Traditional methods on insurance fraud detection primarily focus on extracting handcrafted features (such as past claim history) and subsequently heuristics/rules are distilled based on expert knowledge to decide whether a claim needs further human investigation or not. Witnessing the emergence of big data and distributed computing, insurance companies have started leveraging machine learning techniques to lessen the burden of human investigation/intervention in the claim process [sithic2013survey]. Insurance fraud detection approaches can be generally divided into supervised learning, unsupervised learning, and a mixture of both [joudaki2015using, li2008survey, viaene2002comparison]. Popular supervised algorithms, such as logistic regression [mercer1990fraud, wilson2009analytical], decision trees [bonchi1999classification], support vector machine, Bayesian networks [ormerod2003using], and neural networks [shapiro2002merging, he1997application], have demonstrated good performances, however, they require data to be labeled by domain experts. Meanwhile, unsupervised techniques, such as association rules, cluster analysis, and outlier detection have also been applied and attracted much attention over the years [brockett2002fraud, yamanishi2004line, viveros1996applying, nian2016auto]. Hybrids of supervised and unsupervised algorithms have been studied, and unsupervised approaches have been used to segment insurance data into clusters for supervised approaches in [brockett1998using]. Our proposed approaches/system fall under supervised learning and hybrids of both unsupervised and supervised, respectively. Our proposed approaches/system differ, as we are the first to introduce/incorporate graph information into the insurance fraud modeling.

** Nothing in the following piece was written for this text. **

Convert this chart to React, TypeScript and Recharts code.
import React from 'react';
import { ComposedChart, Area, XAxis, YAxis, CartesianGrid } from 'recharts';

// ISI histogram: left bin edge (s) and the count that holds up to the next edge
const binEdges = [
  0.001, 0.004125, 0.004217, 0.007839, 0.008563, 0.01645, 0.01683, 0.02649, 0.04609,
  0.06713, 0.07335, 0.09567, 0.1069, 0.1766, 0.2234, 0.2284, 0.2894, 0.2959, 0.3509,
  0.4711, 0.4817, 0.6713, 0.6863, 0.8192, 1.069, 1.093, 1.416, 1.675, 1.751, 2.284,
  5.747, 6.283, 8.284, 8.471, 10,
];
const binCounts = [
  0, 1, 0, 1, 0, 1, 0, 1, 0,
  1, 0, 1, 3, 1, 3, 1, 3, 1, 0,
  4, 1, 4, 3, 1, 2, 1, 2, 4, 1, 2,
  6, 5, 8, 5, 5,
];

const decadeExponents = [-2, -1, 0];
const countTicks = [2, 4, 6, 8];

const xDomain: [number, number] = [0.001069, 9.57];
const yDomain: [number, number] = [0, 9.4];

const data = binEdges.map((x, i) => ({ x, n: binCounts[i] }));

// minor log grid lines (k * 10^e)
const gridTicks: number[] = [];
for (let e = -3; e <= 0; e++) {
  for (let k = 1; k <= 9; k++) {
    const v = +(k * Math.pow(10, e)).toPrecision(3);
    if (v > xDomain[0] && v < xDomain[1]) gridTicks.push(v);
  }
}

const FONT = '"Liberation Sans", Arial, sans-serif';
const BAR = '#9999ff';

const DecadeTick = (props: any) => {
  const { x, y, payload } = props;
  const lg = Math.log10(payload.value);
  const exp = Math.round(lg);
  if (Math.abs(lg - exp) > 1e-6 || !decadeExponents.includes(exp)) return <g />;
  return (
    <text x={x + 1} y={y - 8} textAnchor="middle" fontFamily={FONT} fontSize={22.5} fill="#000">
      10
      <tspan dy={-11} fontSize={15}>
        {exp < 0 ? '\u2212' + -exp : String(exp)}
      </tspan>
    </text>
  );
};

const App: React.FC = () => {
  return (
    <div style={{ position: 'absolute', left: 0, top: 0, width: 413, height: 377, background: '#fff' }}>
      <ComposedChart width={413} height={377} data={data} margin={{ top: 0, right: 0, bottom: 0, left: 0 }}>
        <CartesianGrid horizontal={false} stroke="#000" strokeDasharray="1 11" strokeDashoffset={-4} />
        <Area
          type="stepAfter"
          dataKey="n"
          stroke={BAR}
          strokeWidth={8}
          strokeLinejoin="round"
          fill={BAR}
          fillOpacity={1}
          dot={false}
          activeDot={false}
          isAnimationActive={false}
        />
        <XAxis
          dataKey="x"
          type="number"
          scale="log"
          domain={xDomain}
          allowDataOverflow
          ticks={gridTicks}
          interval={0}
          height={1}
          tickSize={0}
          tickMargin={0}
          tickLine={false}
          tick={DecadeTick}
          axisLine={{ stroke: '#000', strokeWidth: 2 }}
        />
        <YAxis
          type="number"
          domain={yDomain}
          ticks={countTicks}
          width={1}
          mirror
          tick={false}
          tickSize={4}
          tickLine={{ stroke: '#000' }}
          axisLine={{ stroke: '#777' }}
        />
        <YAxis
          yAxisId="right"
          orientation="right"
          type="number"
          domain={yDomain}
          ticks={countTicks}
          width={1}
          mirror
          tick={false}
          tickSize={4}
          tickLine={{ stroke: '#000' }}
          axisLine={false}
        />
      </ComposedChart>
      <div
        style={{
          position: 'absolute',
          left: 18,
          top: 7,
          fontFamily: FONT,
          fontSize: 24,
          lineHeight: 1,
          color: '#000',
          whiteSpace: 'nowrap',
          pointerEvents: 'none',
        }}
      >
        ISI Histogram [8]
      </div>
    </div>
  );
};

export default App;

Graph/network provides straightforward information for describing and modeling complex relations among colluders (collaborating fraudsters). It is the most natural representations of relation information and allows for complex analysis without simplification of data. Recently, network representation learning is playing an increasingly important role in network analysis. Many unsupervised models have been introduced over the years, e.g., the widely used LINE [tang2015line], DeepWalk  [perozzi2014deepwalk], and node2vec [grover2016node2vec]

, which demonstrated to be superior compared to the traditional graph analysis approaches such as spectral clustering 

[tang2011leveraging], modularity analysis [tang2009relational]. Meanwhile, Graph Neural Networks (GNNs) represent a set of supervised graph learning algorithms following the same architecture that aggregates information from nodes’ neighbors [gori2005new, scarselli2008graph]. Commonly used state-of-the-art GNN-based approaches include struct2vec [dai2016discriminative], GAT [velivckovic2017graph], GeniePath [liu2018geniepath], which have demonstrated to be effective in various applications [liu2018heterogeneous, hu2019cash].

Vi Conclusion

In this work, we present a graph-based fraud detection system for large scale e-commerce insurance with the cases of the most popular insurance - the security deposit insurance and the return-freight insurance. We also introduce the modules and their functionality in this system. The key component - graphs and their learning algorithms help discover organized fraudsters and the system has helped save millions of dollars per year.